- **DIRECTION**
From the listing below, pull out every line where the string "drawn" appears.

## start EXTRACTED ENTRIES

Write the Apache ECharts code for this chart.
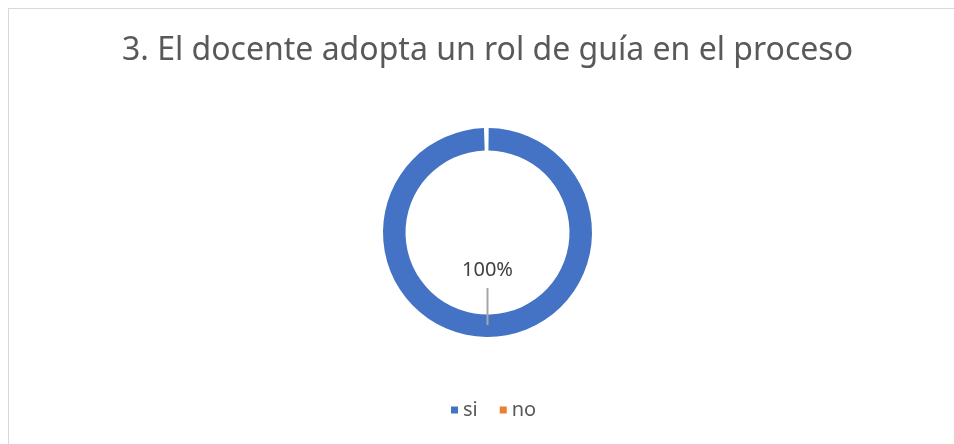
<!DOCTYPE html>
<html>
<head>
<meta charset="utf-8">
<script src="https://cdn.jsdelivr.net/npm/echarts@6/dist/echarts.min.js"></script>
<style>
  html, body { margin: 0; padding: 0; background: #fff; }
  #wrap { position: relative; width: 954px; height: 444px; overflow: hidden; }
  #frame { position: absolute; left: 8px; top: 8px; width: 1000px; height: 500px; border: 1px solid #d9d9d9; }
  #chart { position: absolute; left: 0; top: 0; width: 975px; height: 444px; }
</style>
</head>
<body>
<div id="wrap">
  <div id="frame"></div>
  <div id="chart"></div>
</div>
<script>
var chartTitle = '3. El docente adopta un rol de guía en el proceso';
var categories = ['si', 'no'];
var values = [100, 0];
var colors = ['#4472C4', '#ED7D31'];

var chart = echarts.init(document.getElementById('chart'));
var option = {
    animation: false,
    color: colors,
    title: {
        text: chartTitle,
        left: 'center',
        top: 30,
        textStyle: {
            fontFamily: 'Noto Sans',
            fontWeight: 'normal',
            fontSize: 32,
            color: '#595959'
        }
    },
    legend: {
        data: categories,
        bottom: 19,
        left: 446,
        icon: 'rect',
        itemWidth: 7,
        itemHeight: 7,
        itemGap: 22,
        textStyle: {
            fontFamily: 'Noto Sans',
            fontSize: 20,
            color: '#595959'
        }
    },
    series: [
        {
            name: 'respuesta',
            type: 'pie',
            center: ['50%', 232.5],
            radius: [82, 104.5],
            startAngle: 90,
            padAngle: 1.3,
            avoidLabelOverlap: false,
            label: {
                show: true,
                // percent on top, leader line drawn as a thin box under it
                formatter: function (p) {
                    return p.percent + '%\n{s|}\n{l|}';
                },
                fontFamily: 'Noto Sans',
                fontSize: 20,
                lineHeight: 24,
                color: '#404040',
                rich: {
                    s: { height: 6, lineHeight: 6 },
                    l: { width: 2, height: 37, lineHeight: 37, backgroundColor: '#a6a6a6' }
                }
            },
            labelLine: { show: false },
            labelLayout: function (params) {
                var r = params.rect;
                var cx = r.x + r.width / 2;
                var cy = r.y + r.height / 2;
                var R = r.height / 2;
                return {
                    x: cx,
                    y: cy + R * 0.244,
                    align: 'center',
                    verticalAlign: 'top'
                };
            },
            data: categories.map(function (c, i) {
                var item = { name: c, value: values[i] };
                if (values[i] === 0) {
                    item.label = { show: false };
                }
                return item;
            })
        }
    ]
};
chart.setOption(option);
window.addEventListener('resize', chart.resize);
</script>
</body>
</html>
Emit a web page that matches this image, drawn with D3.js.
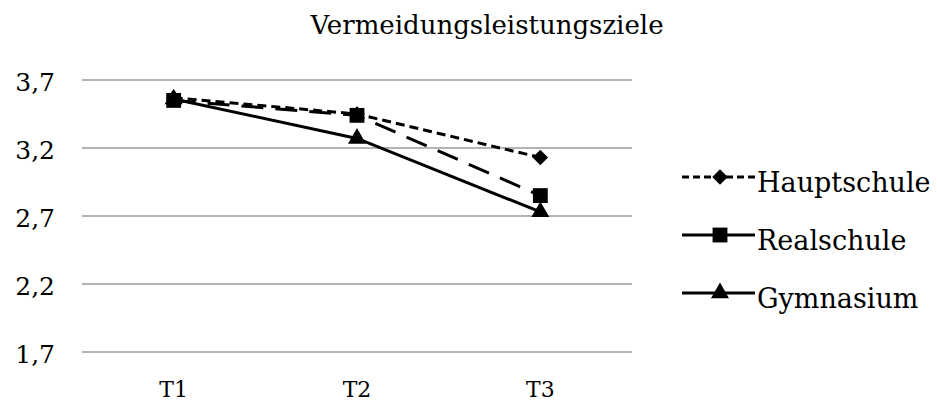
<!DOCTYPE html>
<html>
<head>
<meta charset="utf-8">
<script src="https://cdn.jsdelivr.net/npm/d3@7"></script>
<style>
  html, body { margin: 0; padding: 0; background: #fff; }
  text { font-family: "DejaVu Serif", serif; fill: #000; }
</style>
</head>
<body>
<svg id="chart" width="937" height="403"></svg>
<script>
// Measurement points
const categories = ["T1", "T2", "T3"];
const hauptschule = [3.57, 3.45, 3.13];
const realschule = [3.55, 3.44, 2.85];
const gymnasium = [3.56, 3.27, 2.73];
const yTicks = [1.7, 2.2, 2.7, 3.2, 3.7];
const seriesNames = ["Hauptschule", "Realschule", "Gymnasium"];

// Diamond drawn as a square turned by 45 degrees
const symbolRhomb = {
  draw(ctx, size) {
    const r = Math.sqrt(size / 2);
    ctx.moveTo(0, -r); ctx.lineTo(r, 0); ctx.lineTo(0, r); ctx.lineTo(-r, 0); ctx.closePath();
  }
};

const series = [
  { name: seriesNames[0], values: hauptschule, dash: "9,5", legendDash: "7,4", symbol: symbolRhomb, symSize: 120 },
  { name: seriesNames[1], values: realschule, dash: "22,12", legendDash: null, symbol: d3.symbolSquare, symSize: 220 },
  { name: seriesNames[2], values: gymnasium, dash: null, legendDash: null, symbol: d3.symbolTriangle, symSize: 140 }
];

const svg = d3.select("#chart");
const plot = { left: 82, right: 632, top: 80, bottom: 352 };

const x = d3.scaleBand().domain(categories).range([plot.left, plot.right]);
const y = d3.scaleLinear().domain([1.7, 3.7]).range([plot.bottom, plot.top]);
const fmt = d => d.toFixed(1).replace(".", ",");

// Title
svg.append("text")
  .attr("x", 487).attr("y", 34)
  .attr("text-anchor", "middle")
  .style("font-size", "26px")
  .text("Vermeidungsleistungsziele");

// Horizontal gridlines
svg.append("g").selectAll("line").data(yTicks).join("line")
  .attr("x1", plot.left).attr("x2", plot.right)
  .attr("y1", d => y(d)).attr("y2", d => y(d))
  .attr("stroke", "#9a9a9a").attr("stroke-width", 1.5);

// Y axis labels
const yAxis = d3.axisLeft(y).tickValues(yTicks).tickFormat(fmt).tickSize(0).tickPadding(27);
const yg = svg.append("g").attr("transform", `translate(${plot.left},0)`).call(yAxis);
yg.select(".domain").remove();
yg.selectAll("text").style("font-size", "25px").attr("dy", "0.42em");

// X axis labels
const xAxis = d3.axisBottom(x).tickSize(0).tickPadding(0);
const xg = svg.append("g").attr("transform", `translate(0,${plot.bottom})`).call(xAxis);
xg.select(".domain").remove();
xg.selectAll("text").style("font-size", "22px").attr("y", 45).attr("dy", null);

const cx = d => x(d) + x.bandwidth() / 2;
const line = d3.line().x((d, i) => cx(categories[i])).y(d => y(d));

// Series lines and markers (drawn bottom-up so the dashed series sits on top)
const order = [2, 1, 0];
order.forEach(k => {
  const s = series[k];
  const g = svg.append("g");
  g.append("path")
    .attr("d", line(s.values))
    .attr("fill", "none")
    .attr("stroke", "#000")
    .attr("stroke-width", 3)
    .attr("stroke-dasharray", s.dash);
  g.selectAll("path.m").data(s.values).join("path")
    .attr("class", "m")
    .attr("transform", (d, i) => `translate(${cx(categories[i])},${y(d)})`)
    .attr("d", d3.symbol(s.symbol, s.symSize)());
});

// Legend
const legendY = [177, 235, 293];
series.forEach((s, i) => {
  const g = svg.append("g").attr("transform", `translate(0,${legendY[i]})`);
  g.append("line")
    .attr("x1", 682).attr("x2", 755)
    .attr("stroke", "#000").attr("stroke-width", 3)
    .attr("stroke-dasharray", s.legendDash);
  g.append("path")
    .attr("transform", "translate(720,0)")
    .attr("d", d3.symbol(s.symbol, s.symSize)());
  g.append("text")
    .attr("x", 757).attr("y", 15)
    .style("font-size", "27px")
    .text(s.name);
});
</script>
</body>
</html>
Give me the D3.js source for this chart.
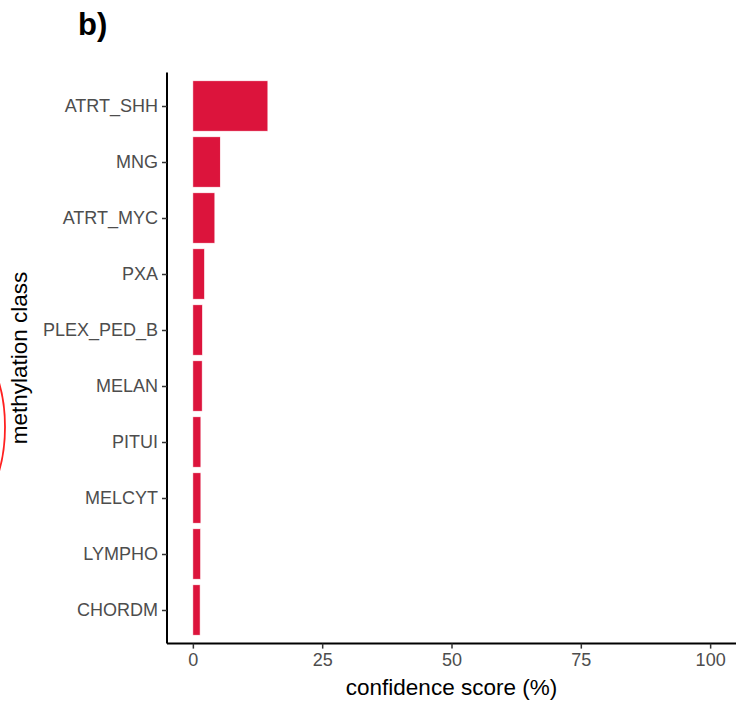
<!DOCTYPE html>
<html>
<head>
<meta charset="utf-8">
<script src="https://cdn.jsdelivr.net/npm/d3@7"></script>
<style>
  body { margin: 0; background: #fff; }
  text { font-family: "Liberation Sans", Arial, sans-serif; }
</style>
</head>
<body>
<svg width="737" height="707"></svg>
<script>
// chart data
const classes = ["ATRT_SHH", "MNG", "ATRT_MYC", "PXA", "PLEX_PED_B", "MELAN", "PITUI", "MELCYT", "LYMPHO", "CHORDM"];
const scores = [14.5, 5.3, 4.25, 2.25, 1.85, 1.8, 1.55, 1.55, 1.5, 1.4];
const xTicks = [0, 25, 50, 75, 100];

const data = classes.map((c, i) => ({ cls: c, score: scores[i] }));

const svg = d3.select('svg');

const panel = { left: 167, right: 736, top: 72.4, bottom: 643.6 };

const xScale = d3.scaleLinear()
    .domain([-5, 105])
    .range([panel.left, panel.right]);

// ggplot style discrete expansion: 0.6 units on each side
const step = (panel.bottom - panel.top) / (classes.length - 1 + 1.2);
const yScale = d3.scalePoint()
    .domain(classes)
    .range([panel.top + 0.6 * step, panel.bottom - 0.6 * step]);
const barH = step * 0.9;

// bars
svg.selectAll('rect.bar')
    .data(data)
    .enter()
    .append('rect')
    .attr('class', 'bar')
    .attr('x', xScale(0))
    .attr('y', d => yScale(d.cls) - barH / 2)
    .attr('width', d => xScale(d.score) - xScale(0))
    .attr('height', barH)
    .attr('fill', '#DC143C')
    .attr('stroke', '#ffffff')
    .attr('stroke-width', 0.6);

// x axis
const xAxis = svg.append('g')
    .attr('transform', `translate(0,${panel.bottom})`)
    .call(d3.axisBottom(xScale).tickValues(xTicks).tickSize(5).tickPadding(5));
xAxis.select('.domain')
    .attr('d', `M${panel.left},0H${panel.right}`)
    .attr('stroke', '#000').attr('stroke-width', 2);
xAxis.selectAll('.tick line').attr('stroke', '#333').attr('stroke-width', 1.5);
xAxis.selectAll('.tick text')
    .attr('fill', '#4d4d4d')
    .style('font-size', '18px')
    .style('font-family', '"Liberation Sans", Arial, sans-serif');

// y axis
const yAxis = svg.append('g')
    .attr('transform', `translate(${panel.left},0)`)
    .call(d3.axisLeft(yScale).tickSize(5).tickPadding(4));
yAxis.select('.domain')
    .attr('d', `M0,${panel.top}V${panel.bottom}`)
    .attr('stroke', '#000').attr('stroke-width', 2);
yAxis.selectAll('.tick line').attr('stroke', '#333').attr('stroke-width', 1.5);
yAxis.selectAll('.tick text')
    .attr('fill', '#4d4d4d')
    .style('font-size', '18px')
    .style('font-family', '"Liberation Sans", Arial, sans-serif');

// axis titles
svg.append('text')
    .attr('x', (panel.left + panel.right) / 2)
    .attr('y', 695)
    .attr('text-anchor', 'middle')
    .style('font-size', '22.5px')
    .attr('fill', '#000')
    .text('confidence score (%)');

svg.append('text')
    .attr('transform', `translate(27,${(panel.top + panel.bottom) / 2}) rotate(-90)`)
    .attr('text-anchor', 'middle')
    .style('font-size', '22.5px')
    .attr('fill', '#000')
    .text('methylation class');

// panel tag
svg.append('text')
    .attr('x', 78)
    .attr('y', 35)
    .style('font-size', '31px')
    .style('font-weight', 'bold')
    .attr('fill', '#000')
    .text('b)');

// red annotation arc at the left edge
svg.append('ellipse')
    .attr('cx', -40)
    .attr('cy', 427)
    .attr('rx', 45)
    .attr('ry', 88)
    .attr('fill', 'none')
    .attr('stroke', '#ff2020')
    .attr('stroke-width', 1.8);
</script>
</body>
</html>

## end EXTRACTED ENTRIES

- **OUTPUT FOR THIS EXERCISE**
                // percent on top, leader line drawn as a thin box under it
Emit a web page that matches this image, drawn with D3.js.
// Diamond drawn as a square turned by 45 degrees
// Series lines and markers (drawn bottom-up so the dashed series sits on top)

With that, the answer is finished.